Kenya protest turns deadly

At least two people die as protesters clash with police over jailed Jamaican cleric.

    Protesters hurled stones at riot police who
    confronted them [AFP]

    A Muslim rights group official said at least five people may have been killed.

    Radicalism fears

    Faisal was visiting the east African nation on a preaching tour. Kenyan intelligence officials said they fear his speeches could stoke radicalism in a country that has suffered two al-Qaeda-linked attacks.

    Police fired tear gas to quell the protests forcing people back to the mosque [AFP]
    Some Kenyans, angry the attempted protest had taken place at all, joined the security forces and began hurling stones at the marchers, squeezing them back towards the mosque.

    "This is not an acceptable behaviour. The man who is supposed to be deported is not a Kenyan and his presence is not in the interest of Kenya these days," one witness said.

    Many protesters, some carrying pictures of Faisal on placards, were eventually forced back into the mosque.

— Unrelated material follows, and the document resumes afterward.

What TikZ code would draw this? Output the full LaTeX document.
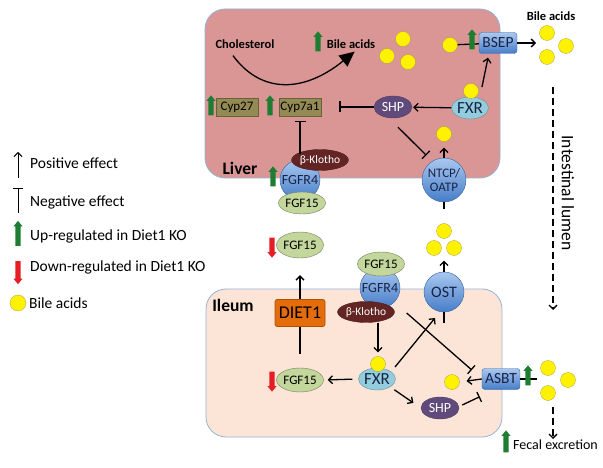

    Faisal was deported from the UK in 2007 for preaching racial hatred and urging his listeners to kill Jews, Hindus and Westerners. He was arrested in Kenya on December 31.

    Otieno Kajwang, Kenya's immigration minister, has declared Faisal a prohibited immigrant.

    Visa denied

    Attempts by Kenya to deport him failed last week after Nigeria refused to give him a transit visa to Gambia.

    A police source said the government was holding him in custody until he could be deported straight to Jamaica.

    "One person, a Jamaican ... How can he make the whole country shut down? One person, how come no one in Jamaica is defending him?" a witness at the protests said.

    "These demonstrators, they can go back home to Somalia if they want to," he told the Reuters news agency.

    Kenya hosts about 300,000 Somali refugees in refugee camps and there is a significant Somali community in Nairobi.

    There have been reports of supporters of Somalia's al Shabab rebel group recruiting fighters and young suicide bombers from the diaspora within Kenya.

    Al Shabab, accused of having links to al-Qaeda, is battling to overthrow the Somali government and impose their own version of sharia law.